Required task » Skip the images and copy each record exactly as written.

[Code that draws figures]
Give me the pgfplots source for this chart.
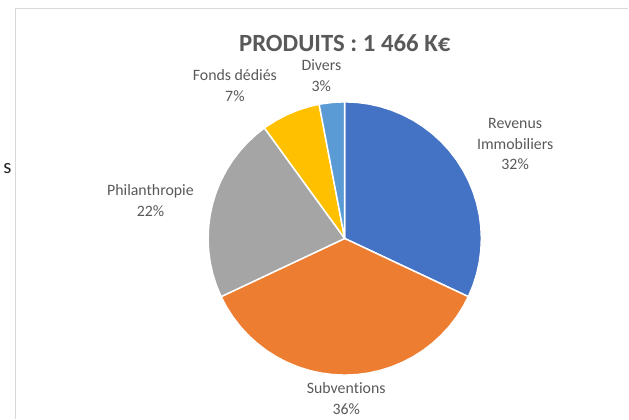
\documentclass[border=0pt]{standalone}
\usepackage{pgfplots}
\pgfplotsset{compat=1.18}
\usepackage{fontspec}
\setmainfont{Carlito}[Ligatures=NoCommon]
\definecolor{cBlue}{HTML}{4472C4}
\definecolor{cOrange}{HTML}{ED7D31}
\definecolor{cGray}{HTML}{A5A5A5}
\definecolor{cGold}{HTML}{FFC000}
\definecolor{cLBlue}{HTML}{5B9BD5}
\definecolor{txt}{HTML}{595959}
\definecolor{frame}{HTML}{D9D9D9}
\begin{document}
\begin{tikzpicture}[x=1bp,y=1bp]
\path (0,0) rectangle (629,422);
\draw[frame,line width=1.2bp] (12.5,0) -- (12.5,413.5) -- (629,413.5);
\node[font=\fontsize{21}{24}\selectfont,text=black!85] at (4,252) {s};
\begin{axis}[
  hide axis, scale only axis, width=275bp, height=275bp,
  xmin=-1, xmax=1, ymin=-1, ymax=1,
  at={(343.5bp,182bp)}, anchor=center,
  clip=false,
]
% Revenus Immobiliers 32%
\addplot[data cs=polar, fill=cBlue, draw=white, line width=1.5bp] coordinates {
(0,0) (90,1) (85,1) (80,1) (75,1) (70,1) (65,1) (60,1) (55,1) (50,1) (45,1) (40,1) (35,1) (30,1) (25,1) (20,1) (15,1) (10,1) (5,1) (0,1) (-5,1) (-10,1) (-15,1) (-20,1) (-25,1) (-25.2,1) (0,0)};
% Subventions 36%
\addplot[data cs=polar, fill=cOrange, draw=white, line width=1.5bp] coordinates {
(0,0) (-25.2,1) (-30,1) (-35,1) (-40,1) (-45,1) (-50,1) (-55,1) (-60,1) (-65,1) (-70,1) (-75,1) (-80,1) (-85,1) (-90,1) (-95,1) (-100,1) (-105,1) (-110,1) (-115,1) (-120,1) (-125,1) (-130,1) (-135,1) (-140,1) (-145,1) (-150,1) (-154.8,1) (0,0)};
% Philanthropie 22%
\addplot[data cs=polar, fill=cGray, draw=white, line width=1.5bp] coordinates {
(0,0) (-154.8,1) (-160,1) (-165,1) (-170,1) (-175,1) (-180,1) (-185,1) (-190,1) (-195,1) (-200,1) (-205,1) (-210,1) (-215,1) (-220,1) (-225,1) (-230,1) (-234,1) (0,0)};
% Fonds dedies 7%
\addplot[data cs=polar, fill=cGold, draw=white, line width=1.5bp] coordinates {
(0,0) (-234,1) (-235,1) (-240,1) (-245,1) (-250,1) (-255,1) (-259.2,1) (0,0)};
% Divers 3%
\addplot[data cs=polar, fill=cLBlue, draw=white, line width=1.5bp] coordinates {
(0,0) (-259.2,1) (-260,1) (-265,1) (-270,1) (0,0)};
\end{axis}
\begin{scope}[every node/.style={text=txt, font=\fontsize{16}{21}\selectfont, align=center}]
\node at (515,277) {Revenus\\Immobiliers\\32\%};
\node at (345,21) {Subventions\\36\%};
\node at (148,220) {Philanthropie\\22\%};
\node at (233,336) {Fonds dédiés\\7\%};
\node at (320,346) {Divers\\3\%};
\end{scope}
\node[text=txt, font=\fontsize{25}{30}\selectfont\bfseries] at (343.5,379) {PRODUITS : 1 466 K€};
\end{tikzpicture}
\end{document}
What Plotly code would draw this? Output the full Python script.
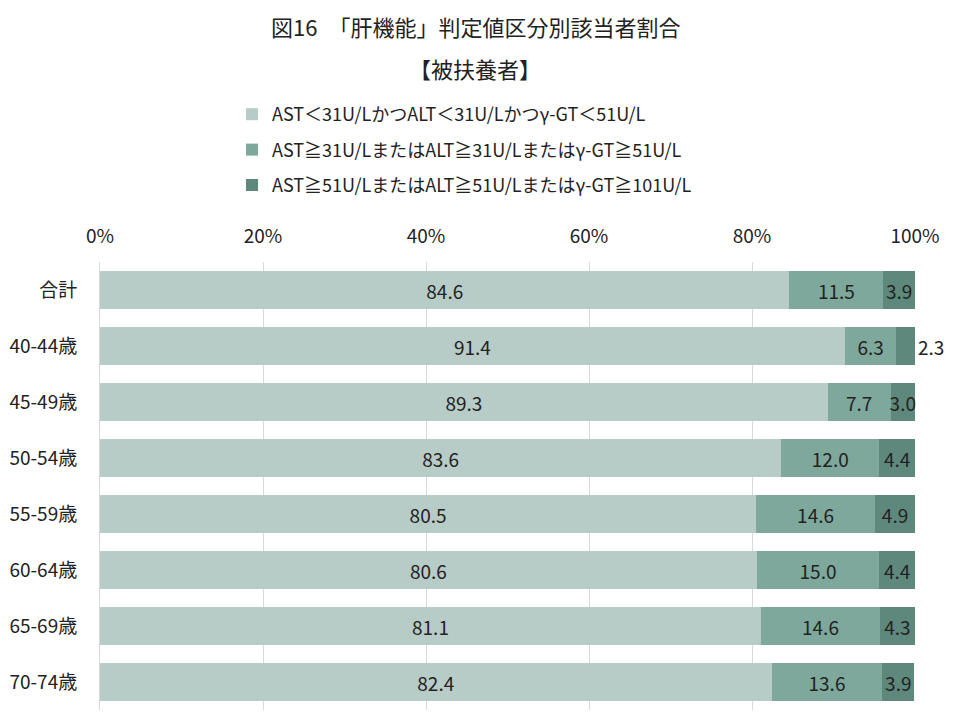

Output below »
Give me the pgfplots source for this chart.
\documentclass[border=0pt]{standalone}
\usepackage{pgfplots}
\pgfplotsset{compat=1.18}
\usepackage{fontspec}
\setmainfont{Carlito}[Ligatures=NoCommon]
\definecolor{cBlue}{HTML}{4472C4}
\definecolor{cOrange}{HTML}{ED7D31}
\definecolor{cGray}{HTML}{A5A5A5}
\definecolor{cGold}{HTML}{FFC000}
\definecolor{cLBlue}{HTML}{5B9BD5}
\definecolor{txt}{HTML}{595959}
\definecolor{frame}{HTML}{D9D9D9}
\begin{document}
\begin{tikzpicture}[x=1bp,y=1bp]
\path (0,0) rectangle (629,422);
\draw[frame,line width=1.2bp] (12.5,0) -- (12.5,413.5) -- (629,413.5);
\node[font=\fontsize{21}{24}\selectfont,text=black!85] at (4,252) {s};
\begin{axis}[
  hide axis, scale only axis, width=275bp, height=275bp,
  xmin=-1, xmax=1, ymin=-1, ymax=1,
  at={(343.5bp,182bp)}, anchor=center,
  clip=false,
]
% Revenus Immobiliers 32%
\addplot[data cs=polar, fill=cBlue, draw=white, line width=1.5bp] coordinates {
(0,0) (90,1) (85,1) (80,1) (75,1) (70,1) (65,1) (60,1) (55,1) (50,1) (45,1) (40,1) (35,1) (30,1) (25,1) (20,1) (15,1) (10,1) (5,1) (0,1) (-5,1) (-10,1) (-15,1) (-20,1) (-25,1) (-25.2,1) (0,0)};
% Subventions 36%
\addplot[data cs=polar, fill=cOrange, draw=white, line width=1.5bp] coordinates {
(0,0) (-25.2,1) (-30,1) (-35,1) (-40,1) (-45,1) (-50,1) (-55,1) (-60,1) (-65,1) (-70,1) (-75,1) (-80,1) (-85,1) (-90,1) (-95,1) (-100,1) (-105,1) (-110,1) (-115,1) (-120,1) (-125,1) (-130,1) (-135,1) (-140,1) (-145,1) (-150,1) (-154.8,1) (0,0)};
% Philanthropie 22%
\addplot[data cs=polar, fill=cGray, draw=white, line width=1.5bp] coordinates {
(0,0) (-154.8,1) (-160,1) (-165,1) (-170,1) (-175,1) (-180,1) (-185,1) (-190,1) (-195,1) (-200,1) (-205,1) (-210,1) (-215,1) (-220,1) (-225,1) (-230,1) (-234,1) (0,0)};
% Fonds dedies 7%
\addplot[data cs=polar, fill=cGold, draw=white, line width=1.5bp] coordinates {
(0,0) (-234,1) (-235,1) (-240,1) (-245,1) (-250,1) (-255,1) (-259.2,1) (0,0)};
% Divers 3%
\addplot[data cs=polar, fill=cLBlue, draw=white, line width=1.5bp] coordinates {
(0,0) (-259.2,1) (-260,1) (-265,1) (-270,1) (0,0)};
\end{axis}
\begin{scope}[every node/.style={text=txt, font=\fontsize{16}{21}\selectfont, align=center}]
\node at (515,277) {Revenus\\Immobiliers\\32\%};
\node at (345,21) {Subventions\\36\%};
\node at (148,220) {Philanthropie\\22\%};
\node at (233,336) {Fonds dédiés\\7\%};
\node at (320,346) {Divers\\3\%};
\end{scope}
\node[text=txt, font=\fontsize{25}{30}\selectfont\bfseries] at (343.5,379) {PRODUITS : 1 466 K€};
\end{tikzpicture}
\end{document}
What Plotly code would draw this? Output the full Python script.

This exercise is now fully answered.